Americk Singh Gill, a former INA man in his book Indian National Army—
Secret Service also writes that, "I was thinking that Netaji had put
up a mighty camouflage and curtain with the story of the aircrash",
indicating that many of those who had been close to Netaji had found
it difficult to suddenly believe that he had died in the air crash at
Taipei.

There is certainly more than what meets the eye in the sudden
disappearance of Netaji in mid-1945, and if the Americans are still
investigating the assassination of President John Kennedy then there
is no reason why the Indian people, if not their government, cannot
move international agencies and the present governments of Russia,
Japan, UK, Vietnam, China, Mangolia, Afghanistan and America to
release from their archives any confidential material for scrutiny
which could reveal the final years of this great patriot.

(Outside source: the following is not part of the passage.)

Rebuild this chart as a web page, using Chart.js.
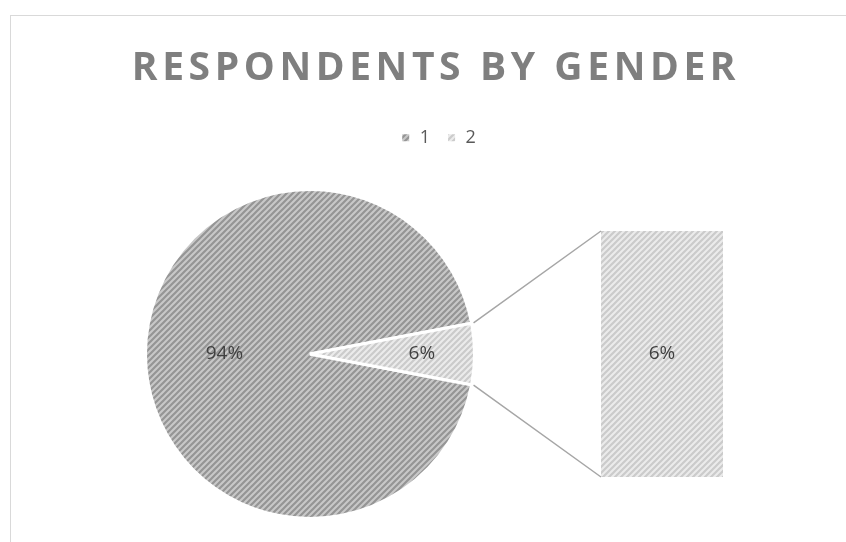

The Shah Nawaz and Khosla Commissions did to my mind an incomplete
and rushed job by just buying the Taipei air crash theory. We often
entrust such enquiries to politicians and members of the judiciary.
Many of them have little idea of the peculiar terrain, topography and
distances of the Far East, all inter-related factors in Netaji's
journeys to that part of the world and his sudden disappearance. It
is time for a full-fledged Commission with the right people on it, to
find out how and when Netaji met his end.